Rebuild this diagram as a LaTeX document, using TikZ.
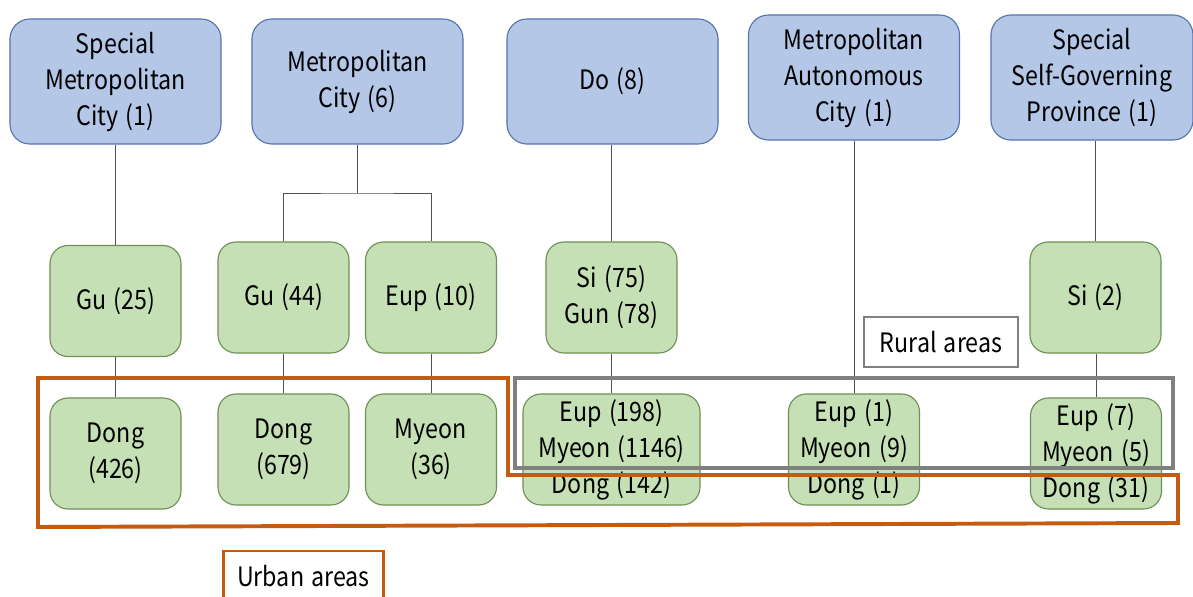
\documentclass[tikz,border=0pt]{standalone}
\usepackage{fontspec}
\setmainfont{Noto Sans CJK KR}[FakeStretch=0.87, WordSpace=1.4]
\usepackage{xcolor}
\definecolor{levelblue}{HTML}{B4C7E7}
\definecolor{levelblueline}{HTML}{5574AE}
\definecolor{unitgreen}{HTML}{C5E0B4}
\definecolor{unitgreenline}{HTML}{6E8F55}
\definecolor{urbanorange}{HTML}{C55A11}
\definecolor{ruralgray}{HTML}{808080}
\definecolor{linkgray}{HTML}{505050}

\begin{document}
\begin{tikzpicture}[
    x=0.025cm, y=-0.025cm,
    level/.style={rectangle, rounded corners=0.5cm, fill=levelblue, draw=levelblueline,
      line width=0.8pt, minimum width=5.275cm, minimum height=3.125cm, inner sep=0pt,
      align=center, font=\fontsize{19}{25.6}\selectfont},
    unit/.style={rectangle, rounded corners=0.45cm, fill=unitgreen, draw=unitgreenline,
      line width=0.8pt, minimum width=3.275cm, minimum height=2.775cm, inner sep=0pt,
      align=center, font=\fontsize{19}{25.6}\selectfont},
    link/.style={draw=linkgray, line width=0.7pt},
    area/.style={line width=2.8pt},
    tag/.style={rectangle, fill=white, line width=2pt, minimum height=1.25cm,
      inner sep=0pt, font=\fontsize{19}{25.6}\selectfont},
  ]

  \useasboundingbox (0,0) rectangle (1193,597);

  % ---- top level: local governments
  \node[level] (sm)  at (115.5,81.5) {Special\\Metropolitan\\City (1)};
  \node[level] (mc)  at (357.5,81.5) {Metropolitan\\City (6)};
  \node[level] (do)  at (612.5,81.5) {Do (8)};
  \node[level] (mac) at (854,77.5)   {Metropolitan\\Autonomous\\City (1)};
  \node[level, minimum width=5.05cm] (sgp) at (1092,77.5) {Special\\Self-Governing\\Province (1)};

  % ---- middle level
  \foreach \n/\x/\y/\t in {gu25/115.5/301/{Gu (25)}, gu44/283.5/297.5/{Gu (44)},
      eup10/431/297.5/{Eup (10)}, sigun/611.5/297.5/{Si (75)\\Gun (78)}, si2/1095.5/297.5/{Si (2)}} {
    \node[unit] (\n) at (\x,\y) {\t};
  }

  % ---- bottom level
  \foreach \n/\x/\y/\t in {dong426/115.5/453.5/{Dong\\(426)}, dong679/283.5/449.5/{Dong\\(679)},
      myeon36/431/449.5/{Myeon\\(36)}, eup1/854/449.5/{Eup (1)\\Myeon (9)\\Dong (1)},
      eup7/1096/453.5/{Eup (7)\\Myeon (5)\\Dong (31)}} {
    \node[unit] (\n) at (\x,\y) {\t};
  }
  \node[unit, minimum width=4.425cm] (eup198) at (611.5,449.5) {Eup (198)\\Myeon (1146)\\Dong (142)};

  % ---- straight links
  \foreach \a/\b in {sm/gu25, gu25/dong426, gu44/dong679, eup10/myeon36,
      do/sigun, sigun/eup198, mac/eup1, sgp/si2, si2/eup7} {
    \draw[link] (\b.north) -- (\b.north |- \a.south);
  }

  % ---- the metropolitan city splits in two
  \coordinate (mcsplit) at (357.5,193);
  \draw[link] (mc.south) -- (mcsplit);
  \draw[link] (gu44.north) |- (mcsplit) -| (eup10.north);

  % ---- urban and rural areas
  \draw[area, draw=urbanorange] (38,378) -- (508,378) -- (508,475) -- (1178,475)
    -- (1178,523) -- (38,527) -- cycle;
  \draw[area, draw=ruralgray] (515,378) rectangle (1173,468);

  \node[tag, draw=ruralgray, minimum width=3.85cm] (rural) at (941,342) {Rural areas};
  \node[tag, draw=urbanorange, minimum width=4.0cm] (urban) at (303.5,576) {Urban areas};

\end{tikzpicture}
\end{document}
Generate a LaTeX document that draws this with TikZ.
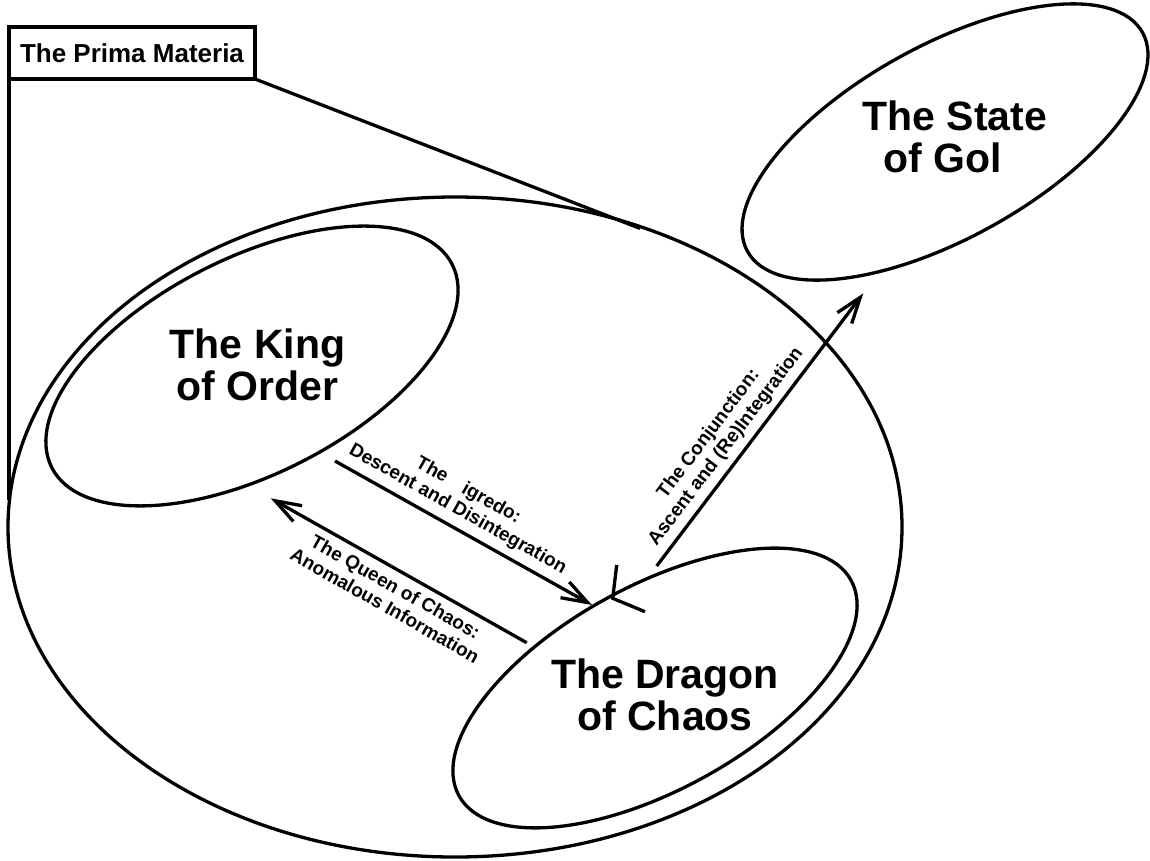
───
STATED PROBLEM
Within the listing above, copy each line that has the string "LaTeX".

EXERCISE RESULT
Rebuild this diagram as a LaTeX document, using TikZ.
Generate a LaTeX document that draws this with TikZ.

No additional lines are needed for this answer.